Climate conditions also strongly influence consumption behaviors. In 2025, 66% of volume gains came from weather-sensitive categories, with dramatic increases: still water (+127 million consumer units), non-alcoholic soft drinks (+96.8 million), yogurts (+70.2 million). These “heat effects” embed part of 2026 trends in exogenous factors beyond purchasing power.

This context requires companies to integrate external variables into strategic planning and develop agility to adapt to seasonal and climatic fluctuations.

Innovation Under Constraint

After a cautious period, innovation resumes a measurable role in corporate strategies, but must quickly demonstrate commercial effectiveness. In France, innovation represents 1.1% of FMCG revenue in 2025, with launches up +16% and average revenue per innovation up +25%. This contrasts with the earlier phase of rationalization and declining innovation.
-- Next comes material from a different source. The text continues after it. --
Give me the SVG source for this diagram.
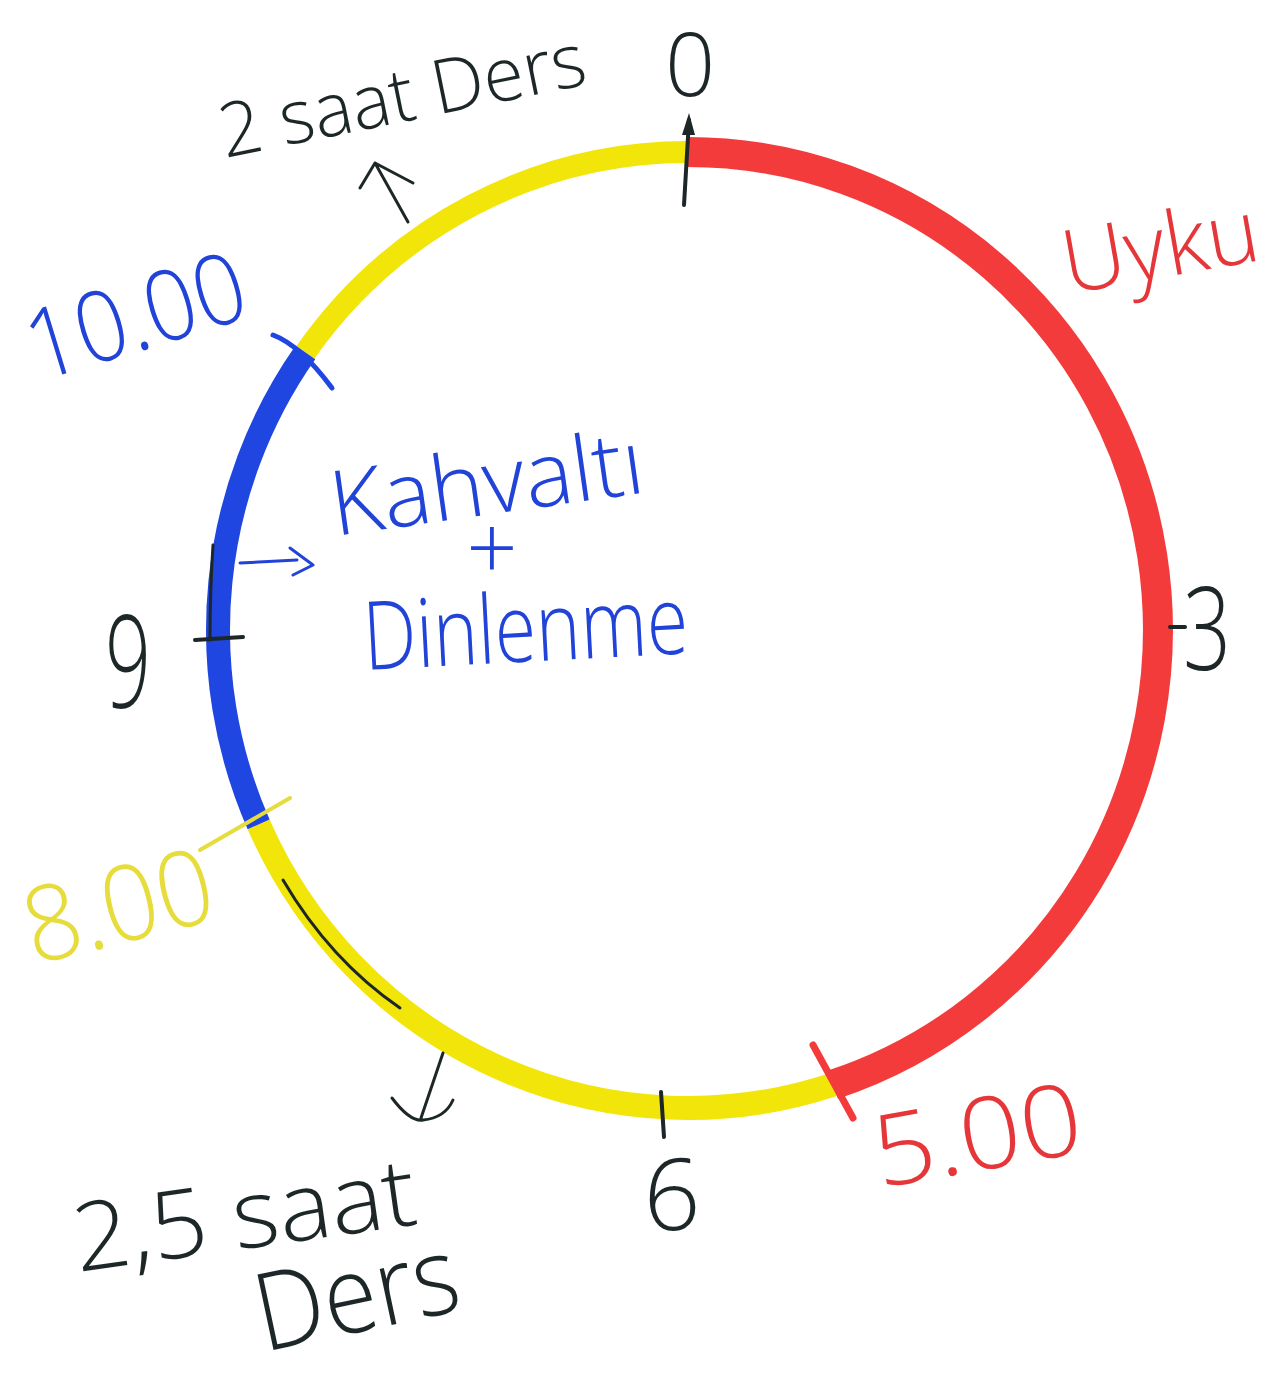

Social networks accelerate the emergence of rapid successes, but sustainability remains uncertain. The 2025 innovation ranking shows cumulative revenue (over six periods post-launch) reaching €12.97 million for the best performer, illustrating both potential and volatility.

This trend imposes a more rigorous innovation approach with stricter profitability criteria and accelerated validation cycles. Innovation becomes a balance between creativity and commercial pragmatism.

Offer Restructuring Driven by Financial Discipline

The year 2025 sets up 2026 with highly polarized expansion on “useful” formats and price trade-offs. In France, 130 expansion plans total over 2,000 potential openings in 2025, with restaurants representing 28% of projects.

Meanwhile, the market undergoes intense restructuring. Store movements accelerate with 1,084 stores rebranded in 2025, and capital transactions rise 75% year-on-year. This reflects rationalization of the commercial fabric and optimization of formats.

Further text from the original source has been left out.